23.10.2022 © Novelius Edebiyat
Yazan: Mehmet BAHÇECİ
‘Tereddüt Çizgisi’ Yazar Necla Akdeniz’in 2022 Yılı nisan ayında Agora Kitaplığı etiketiyle okurlarla buluşturduğu üçüncü romanı. Yazarın aynı yayınevince yayımlanmış iki romanı daha bulunmakta. Bunlardan ilki 2018 Yılı mart ayında görücüye çıkan ‘Gökkuşaksız’ ve ikincisi de 2019 Temmuz ayında yayımlanmış olan ‘Kaotika’ isimli romanlarıdır.

14.05.2022 Tarihinde, Kadıköy Mephisto Kitabevi’nde tertiplenen ve bizim de büyük bir mutlulukla iştirak edip sitemizde haberleştirdiğimiz Tereddüt Çizgisi romanı imza etkinliğinin, naçizane incelememize veri teşkil ettiğini söylersek, sanırız abartmış olmayız. Bu vesileyle gerek Necla Hanım’ın gerekse de diğer seçkin katılımcıların konuşmalarından derlediğimiz içeriğimizi tekrar okumak suretiyle bu özel gündeki sohbeti hatırlamış ve bir kez daha istifade etmiş olduk. Eserle ilgili eşsiz bir kaynak anlamını taşıyan bu içeriğimize bu linki tıklayarak kolayca erişebilirsiniz. Biz de o gün ki konuşulanlara atıflarda bulunarak, orada dillendirilmiş olan söz ve düşüncelerden alıntılar yaparak incelememizi zenginleştirmeye çalışacağız. Dileriz, okuyanlar için verimli bir çalışma olur.
Yazar Necla Akdeniz’in 14.05.2022 tarihli imza günü etkinliği konuşmasından bir alıntı. Necla Akdeniz: “Aslında Rüya (romanın baş kahramanı) kendini ne kadın ne erkek olarak hissediyor ama hayvanlara daha çok yakınım diyor. Hayvan olmayı deniyor, bitki olmayı deniyor. Kendini insanlıktan sıyırmak için bir sürü denemeleri oluyor. Kendi tabiriyle: ‘unutmama’ hastalığına yakalanmış bir kadın Rüya. Doktorların tabiriyle şizofren, çevresinin tabiriyle kaçık kadın, arkadaşlarının tabiriyle ucube. Sürekli bir isim takıyorlar ona. Ama o kendini hiçbir şekilde hiçbir şeyle sınırlamak istemiyor.

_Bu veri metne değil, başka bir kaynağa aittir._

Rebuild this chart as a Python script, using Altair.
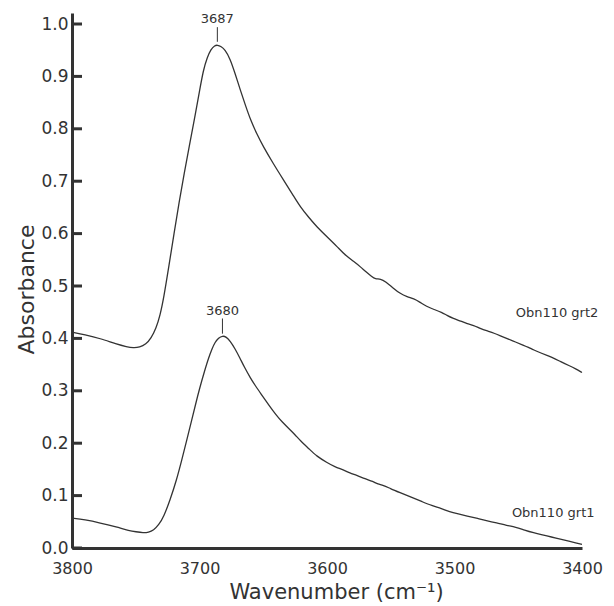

Bir anlamda post hümanist bir roman. Yayınevimizin sahibi Osman Akınhay’dan çıktı bu ifade. ‘Necla Hanım, bir manifesto yazmışsınız,’ dedi.”

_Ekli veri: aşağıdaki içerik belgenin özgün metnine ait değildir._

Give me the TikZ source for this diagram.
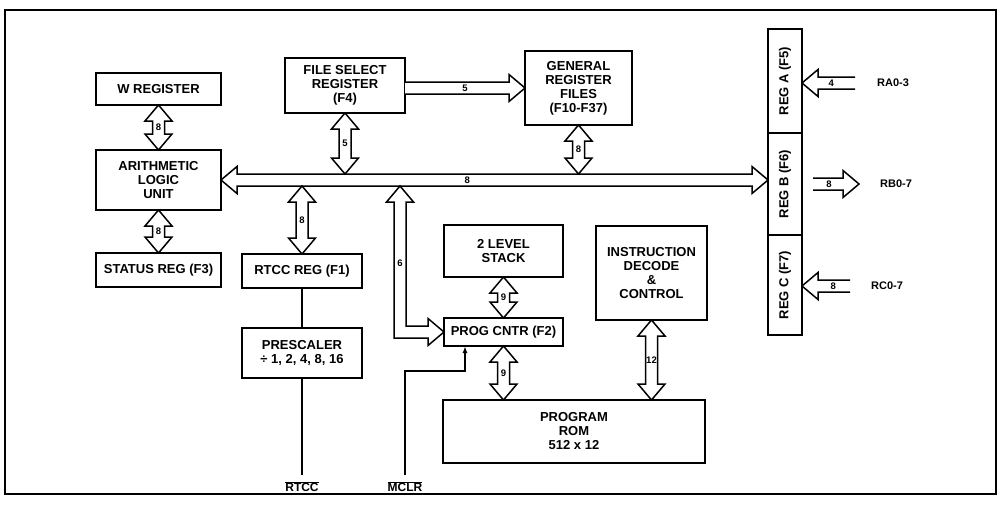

Eserin yayıncısı Sayın Osman Akınhay’a katılmamak mümkün mü? Kesinlikle ama kesinlikle manifesto niteliğinde bir roman Tereddüt Çizgisi. İnsan, hayvan, bitki ve tüm doğa, kısacası evrendeki tüm canlıların eşit olduğunu, ahenkli bir bütünün birbirinden üstün olmayan parçaları olduğumuzu savunan Rüya’nın öyküsü elbette posthümanist bir manifesto niteliğindedir.

Tereddüt Çizgisi romanını okuma deneyimimiz boyunca hatırımıza gelen birkaç iyi eserden biri de Siddhartha idi. Hermann Hesse bu kült romanı hakkında şöyle der: “Tüm dinlerde, insanların benimsediği tüm inanış biçimlerinde ortak olan yanı, tüm ulusal ayrımları aşan, tüm ırkların, tüm bireylerin benimseyebileceği şeyi yakalamaya çalıştım.” Eserin yazarı Hermann Hesse’nin de ifade ettiği üzere, geçerliliğini her çağda koruyacak, zamanlar ötesi bir metindir Siddhartha. Tekrar incelemeye konu romanımıza dönecek olursak… Belki bilinçli olarak, belki de yazım yolculuğunun sürprizlerle dolu tabiatı nedeniyle, tıpkı Siddhartha romanında olduğu gibi son derece evrensel bir metni kaleme aldığını görüyoruz Necla Akdeniz’in. Zaman ve mekân gibi mevhumları aşan, onların üzerinde bir yerlerde konumlanmayı ve hatta tüm evrene seslenmeyi başaran bir eser, güçlü bir haykırış, haklı bir isyan Tereddüt Çizgisi.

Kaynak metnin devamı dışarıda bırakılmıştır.